#### [Stated goal]
Repeat the data that follows, word for word, without the images.

── Given information

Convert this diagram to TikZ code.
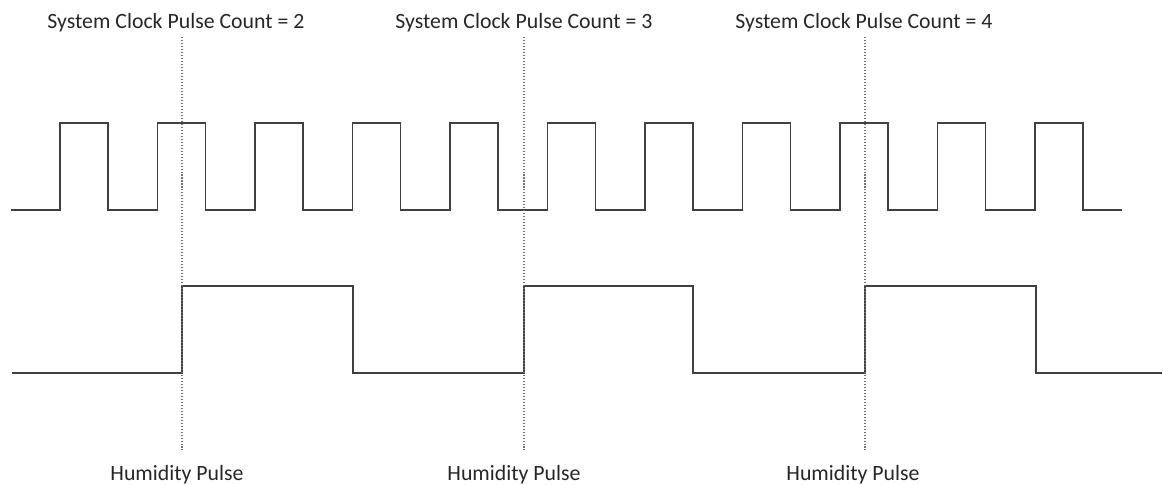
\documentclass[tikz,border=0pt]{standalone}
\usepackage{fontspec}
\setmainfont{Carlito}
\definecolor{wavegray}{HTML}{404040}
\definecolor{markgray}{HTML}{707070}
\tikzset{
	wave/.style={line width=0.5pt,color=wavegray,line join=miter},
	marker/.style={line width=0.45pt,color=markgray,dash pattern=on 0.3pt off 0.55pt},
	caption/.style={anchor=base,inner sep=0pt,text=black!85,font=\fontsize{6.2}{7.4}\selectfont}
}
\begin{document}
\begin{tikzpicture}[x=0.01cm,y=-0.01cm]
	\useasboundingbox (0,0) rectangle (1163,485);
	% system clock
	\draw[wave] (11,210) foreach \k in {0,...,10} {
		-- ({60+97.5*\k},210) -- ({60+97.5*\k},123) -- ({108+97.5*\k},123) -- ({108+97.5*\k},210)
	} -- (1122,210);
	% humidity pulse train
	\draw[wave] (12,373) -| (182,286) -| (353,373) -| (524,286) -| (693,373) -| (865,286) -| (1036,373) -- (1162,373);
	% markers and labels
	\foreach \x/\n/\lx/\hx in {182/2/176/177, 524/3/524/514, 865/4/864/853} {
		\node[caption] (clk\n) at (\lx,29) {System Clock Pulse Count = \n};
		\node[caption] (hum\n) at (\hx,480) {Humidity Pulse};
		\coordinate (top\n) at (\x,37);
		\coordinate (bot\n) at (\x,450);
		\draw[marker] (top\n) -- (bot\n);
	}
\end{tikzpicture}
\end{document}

────

#### [Worked solution]
Convert this diagram to TikZ code.
\documentclass[tikz,border=0pt]{standalone}
\usepackage{fontspec}
\setmainfont{Carlito}
\definecolor{wavegray}{HTML}{404040}
\definecolor{markgray}{HTML}{707070}
\tikzset{
	wave/.style={line width=0.5pt,color=wavegray,line join=miter},
	marker/.style={line width=0.45pt,color=markgray,dash pattern=on 0.3pt off 0.55pt},
	caption/.style={anchor=base,inner sep=0pt,text=black!85,font=\fontsize{6.2}{7.4}\selectfont}
}
\begin{document}
\begin{tikzpicture}[x=0.01cm,y=-0.01cm]
	\useasboundingbox (0,0) rectangle (1163,485);
	% system clock
	\draw[wave] (11,210) foreach \k in {0,...,10} {
		-- ({60+97.5*\k},210) -- ({60+97.5*\k},123) -- ({108+97.5*\k},123) -- ({108+97.5*\k},210)
	} -- (1122,210);
	% humidity pulse train
	\draw[wave] (12,373) -| (182,286) -| (353,373) -| (524,286) -| (693,373) -| (865,286) -| (1036,373) -- (1162,373);
	% markers and labels
	\foreach \x/\n/\lx/\hx in {182/2/176/177, 524/3/524/514, 865/4/864/853} {
		\node[caption] (clk\n) at (\lx,29) {System Clock Pulse Count = \n};
		\node[caption] (hum\n) at (\hx,480) {Humidity Pulse};
		\coordinate (top\n) at (\x,37);
		\coordinate (bot\n) at (\x,450);
		\draw[marker] (top\n) -- (bot\n);
	}
\end{tikzpicture}
\end{document}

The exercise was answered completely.